[start of DATASET SECTION]
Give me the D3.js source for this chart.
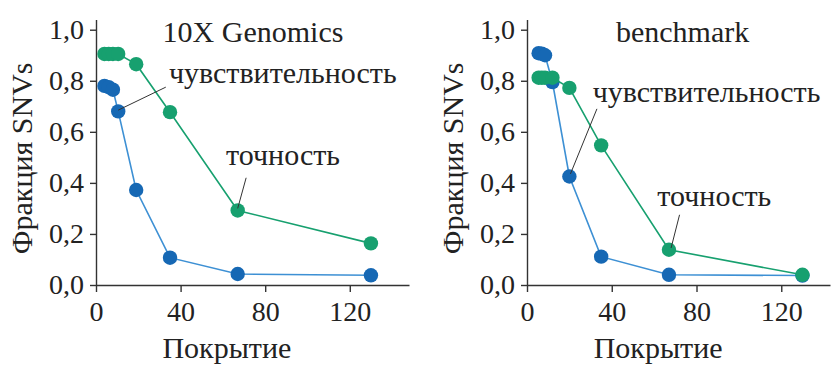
<!DOCTYPE html>
<html>
<head>
<meta charset="utf-8">
<script src="https://cdn.jsdelivr.net/npm/d3@7"></script>
<style>
  body { margin: 0; background: #fff; }
  text { font-family: "Liberation Serif", "Times New Roman", serif; fill: #222; }
</style>
</head>
<body>
<svg width="832" height="365"></svg>
<script>
// coverage values (x) and fractions for each panel
const coverageLeft = [4, 6, 8, 10.5, 19, 35, 67, 130];
const sensLeft = [0.78, 0.775, 0.765, 0.68, 0.372, 0.107, 0.043, 0.038];
const precLeft = [0.905, 0.905, 0.905, 0.905, 0.865, 0.677, 0.292, 0.163];

const coverageRight = [5.5, 7, 8.5, 12, 20, 35, 67, 130];
const sensRight = [0.908, 0.906, 0.9, 0.795, 0.425, 0.111, 0.04, 0.037];
const precRight = [0.812, 0.812, 0.812, 0.812, 0.772, 0.547, 0.138, 0.04];

const yTicks = [0, 0.2, 0.4, 0.6, 0.8, 1.0];
const xTicks = [0, 40, 80, 120];
const titles = ['10X Genomics', 'benchmark'];

const blueDot = '#1668b4', blueLine = '#3d90d4', green = '#17a06f';

const svg = d3.select('svg');

const panels = [
  {title: titles[0], cov: coverageLeft, sens: sensLeft, prec: precLeft, x0: 96, x1: 409, xmax: 148,
   sensLabel: {x: 34.5, y: 0.79, tx: 33, ty: 0.775, px: 10.5, py: 0.685},
   precLabel: {x: 61.5, y: 0.47, tx: 71, ty: 0.42, px: 67, py: 0.30},
   titleAt: {x: 31.5, y: 0.95}},
  {title: titles[1], cov: coverageRight, sens: sensRight, prec: precRight, x0: 527, x1: 830, xmax: 143,
   sensLabel: {x: 31, y: 0.715, tx: 33, ty: 0.69, px: 20.5, py: 0.435},
   precLabel: {x: 61.5, y: 0.31, tx: 72, ty: 0.275, px: 68, py: 0.145},
   titleAt: {x: 42, y: 0.95}}
];

const fmt = d => d3.format('.1f')(d).replace('.', ',');

panels.forEach(p => {
  const x = d3.scaleLinear().domain([0, p.xmax]).range([p.x0, p.x1]);
  const y = d3.scaleLinear().domain([0, 1.04]).range([285, 19.5]);
  const g = svg.append('g');

  const yAxis = g.append('g')
    .attr('transform', `translate(${p.x0},0)`)
    .call(d3.axisLeft(y).tickValues(yTicks).tickFormat(fmt).tickSize(6).tickSizeOuter(0).tickPadding(6));
  const xAxis = g.append('g')
    .attr('transform', `translate(0,285)`)
    .call(d3.axisBottom(x).tickValues(xTicks).tickSize(7).tickSizeOuter(0).tickPadding(9));
  [yAxis, xAxis].forEach(a => {
    a.selectAll('path, line').attr('stroke', '#333').attr('stroke-width', 1.4);
    a.selectAll('text').style('font-size', '28px').attr('fill', '#222')
      .style('font-family', '"Liberation Serif", serif');
  });

  // axis titles
  g.append('text')
    .attr('x', (p.x0 + x(120)) / 2 + 4).attr('y', 358)
    .attr('text-anchor', 'middle').style('font-size', '30px').text('Покрытие');
  g.append('text')
    .attr('transform', `translate(${p.x0 - 64},${y(0.5) + 1}) rotate(-90)`)
    .attr('text-anchor', 'middle').style('font-size', '30px').text('Фракция SNVs');

  const line = d3.line().x(d => x(d[0])).y(d => y(d[1]));
  const sensPts = p.cov.map((c, i) => [c, p.sens[i]]);
  const precPts = p.cov.map((c, i) => [c, p.prec[i]]);

  g.append('path').datum(sensPts).attr('d', line)
    .attr('fill', 'none').attr('stroke', blueLine).attr('stroke-width', 1.6);
  g.selectAll('.sens').data(sensPts).enter().append('circle')
    .attr('cx', d => x(d[0])).attr('cy', d => y(d[1])).attr('r', 7.2).attr('fill', blueDot);

  g.append('path').datum(precPts).attr('d', line)
    .attr('fill', 'none').attr('stroke', green).attr('stroke-width', 1.6);
  g.selectAll('.prec').data(precPts).enter().append('circle')
    .attr('cx', d => x(d[0])).attr('cy', d => y(d[1])).attr('r', 7.2).attr('fill', green);

  // title
  g.append('text').attr('x', x(p.titleAt.x)).attr('y', y(p.titleAt.y))
    .style('font-size', '30px').text(p.title);

  // annotations with leader lines
  const s = p.sensLabel;
  g.append('text').attr('x', x(s.x)).attr('y', y(s.y)).style('font-size', '30px').text('чувствительность');
  g.append('line').attr('x1', x(s.tx)).attr('y1', y(s.ty)).attr('x2', x(s.px)).attr('y2', y(s.py))
    .attr('stroke', '#333').attr('stroke-width', 1);
  const t = p.precLabel;
  g.append('text').attr('x', x(t.x)).attr('y', y(t.y)).style('font-size', '30px').text('точность');
  g.append('line').attr('x1', x(t.tx)).attr('y1', y(t.ty)).attr('x2', x(t.px)).attr('y2', y(t.py))
    .attr('stroke', '#333').attr('stroke-width', 1);
});
</script>
</body>
</html>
[end of DATASET SECTION]
Set down all the data again exactly as above, pictures excluded.

REPLY:
Give me the D3.js source for this chart.
<!DOCTYPE html>
<html>
<head>
<meta charset="utf-8">
<script src="https://cdn.jsdelivr.net/npm/d3@7"></script>
<style>
  body { margin: 0; background: #fff; }
  text { font-family: "Liberation Serif", "Times New Roman", serif; fill: #222; }
</style>
</head>
<body>
<svg width="832" height="365"></svg>
<script>
// coverage values (x) and fractions for each panel
const coverageLeft = [4, 6, 8, 10.5, 19, 35, 67, 130];
const sensLeft = [0.78, 0.775, 0.765, 0.68, 0.372, 0.107, 0.043, 0.038];
const precLeft = [0.905, 0.905, 0.905, 0.905, 0.865, 0.677, 0.292, 0.163];

const coverageRight = [5.5, 7, 8.5, 12, 20, 35, 67, 130];
const sensRight = [0.908, 0.906, 0.9, 0.795, 0.425, 0.111, 0.04, 0.037];
const precRight = [0.812, 0.812, 0.812, 0.812, 0.772, 0.547, 0.138, 0.04];

const yTicks = [0, 0.2, 0.4, 0.6, 0.8, 1.0];
const xTicks = [0, 40, 80, 120];
const titles = ['10X Genomics', 'benchmark'];

const blueDot = '#1668b4', blueLine = '#3d90d4', green = '#17a06f';

const svg = d3.select('svg');

const panels = [
  {title: titles[0], cov: coverageLeft, sens: sensLeft, prec: precLeft, x0: 96, x1: 409, xmax: 148,
   sensLabel: {x: 34.5, y: 0.79, tx: 33, ty: 0.775, px: 10.5, py: 0.685},
   precLabel: {x: 61.5, y: 0.47, tx: 71, ty: 0.42, px: 67, py: 0.30},
   titleAt: {x: 31.5, y: 0.95}},
  {title: titles[1], cov: coverageRight, sens: sensRight, prec: precRight, x0: 527, x1: 830, xmax: 143,
   sensLabel: {x: 31, y: 0.715, tx: 33, ty: 0.69, px: 20.5, py: 0.435},
   precLabel: {x: 61.5, y: 0.31, tx: 72, ty: 0.275, px: 68, py: 0.145},
   titleAt: {x: 42, y: 0.95}}
];

const fmt = d => d3.format('.1f')(d).replace('.', ',');

panels.forEach(p => {
  const x = d3.scaleLinear().domain([0, p.xmax]).range([p.x0, p.x1]);
  const y = d3.scaleLinear().domain([0, 1.04]).range([285, 19.5]);
  const g = svg.append('g');

  const yAxis = g.append('g')
    .attr('transform', `translate(${p.x0},0)`)
    .call(d3.axisLeft(y).tickValues(yTicks).tickFormat(fmt).tickSize(6).tickSizeOuter(0).tickPadding(6));
  const xAxis = g.append('g')
    .attr('transform', `translate(0,285)`)
    .call(d3.axisBottom(x).tickValues(xTicks).tickSize(7).tickSizeOuter(0).tickPadding(9));
  [yAxis, xAxis].forEach(a => {
    a.selectAll('path, line').attr('stroke', '#333').attr('stroke-width', 1.4);
    a.selectAll('text').style('font-size', '28px').attr('fill', '#222')
      .style('font-family', '"Liberation Serif", serif');
  });

  // axis titles
  g.append('text')
    .attr('x', (p.x0 + x(120)) / 2 + 4).attr('y', 358)
    .attr('text-anchor', 'middle').style('font-size', '30px').text('Покрытие');
  g.append('text')
    .attr('transform', `translate(${p.x0 - 64},${y(0.5) + 1}) rotate(-90)`)
    .attr('text-anchor', 'middle').style('font-size', '30px').text('Фракция SNVs');

  const line = d3.line().x(d => x(d[0])).y(d => y(d[1]));
  const sensPts = p.cov.map((c, i) => [c, p.sens[i]]);
  const precPts = p.cov.map((c, i) => [c, p.prec[i]]);

  g.append('path').datum(sensPts).attr('d', line)
    .attr('fill', 'none').attr('stroke', blueLine).attr('stroke-width', 1.6);
  g.selectAll('.sens').data(sensPts).enter().append('circle')
    .attr('cx', d => x(d[0])).attr('cy', d => y(d[1])).attr('r', 7.2).attr('fill', blueDot);

  g.append('path').datum(precPts).attr('d', line)
    .attr('fill', 'none').attr('stroke', green).attr('stroke-width', 1.6);
  g.selectAll('.prec').data(precPts).enter().append('circle')
    .attr('cx', d => x(d[0])).attr('cy', d => y(d[1])).attr('r', 7.2).attr('fill', green);

  // title
  g.append('text').attr('x', x(p.titleAt.x)).attr('y', y(p.titleAt.y))
    .style('font-size', '30px').text(p.title);

  // annotations with leader lines
  const s = p.sensLabel;
  g.append('text').attr('x', x(s.x)).attr('y', y(s.y)).style('font-size', '30px').text('чувствительность');
  g.append('line').attr('x1', x(s.tx)).attr('y1', y(s.ty)).attr('x2', x(s.px)).attr('y2', y(s.py))
    .attr('stroke', '#333').attr('stroke-width', 1);
  const t = p.precLabel;
  g.append('text').attr('x', x(t.x)).attr('y', y(t.y)).style('font-size', '30px').text('точность');
  g.append('line').attr('x1', x(t.tx)).attr('y1', y(t.ty)).attr('x2', x(t.px)).attr('y2', y(t.py))
    .attr('stroke', '#333').attr('stroke-width', 1);
});
</script>
</body>
</html>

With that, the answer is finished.